A homotopy perturbation method for a class of truly nonlinear oscillators

Pages: 3 – 23

DOI: https://dx.doi.org/10.4310/AMSA.2021.v6.n1.a1

Authors

So-Hsiang Chou (Dept. of Mathematics and Statistics, Bowling Green State University, Bowling Green, Ohio, U.S.A.)

C. Attanayake (Department of Mathematics, Miami University, Middletown, Ohio, U.S.A.)

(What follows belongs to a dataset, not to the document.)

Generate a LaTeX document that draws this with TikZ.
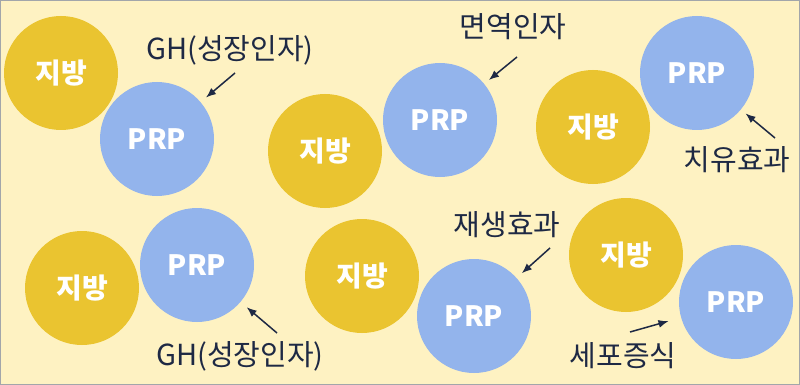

C. Thapa (Department of Mathematical Sciences, Delaware State University, Dover, Del., U.S.A.)

Abstract

We apply a homotopy perturbation method to a class of nonlinear oscillators with a restoring force proportional to the odd powers $p$ of the displacement. To derive the amplitude-frequency relations indexed by $p$, a Lindstedt–Poincaré procedure is applied. Unlike in the case when $p$ is a fixed numerical value, for general $p$, deriving formulas via traditional symbolic manipulation will result in plethora of hypergeometric and trigonometric expressions, and the technique of killing the secular terms becomes unmanageable. In this paper, we propose a functional analytic framework so that these difficulties can be overcome. We introduce a Volterra integral representation of the displacement, and the annihilation of the secular terms is replaced by enforcing an orthogonal solvability condition. All computations are in terms of inner product operations. We demonstrate by numerical examples that the first two or three approximates are sufficiently accurate for this class of truly nonlinear oscillators.

Keywords

homotopy, perturbation method, nonlinear oscillators, Lindstedt–Poincaré method, amplitude-frequency relation

2010 Mathematics Subject Classification

Primary 33F05. Secondary 34C15, 34E10.

Received 4 October 2020

Accepted 26 November 2020

Published 6 October 2021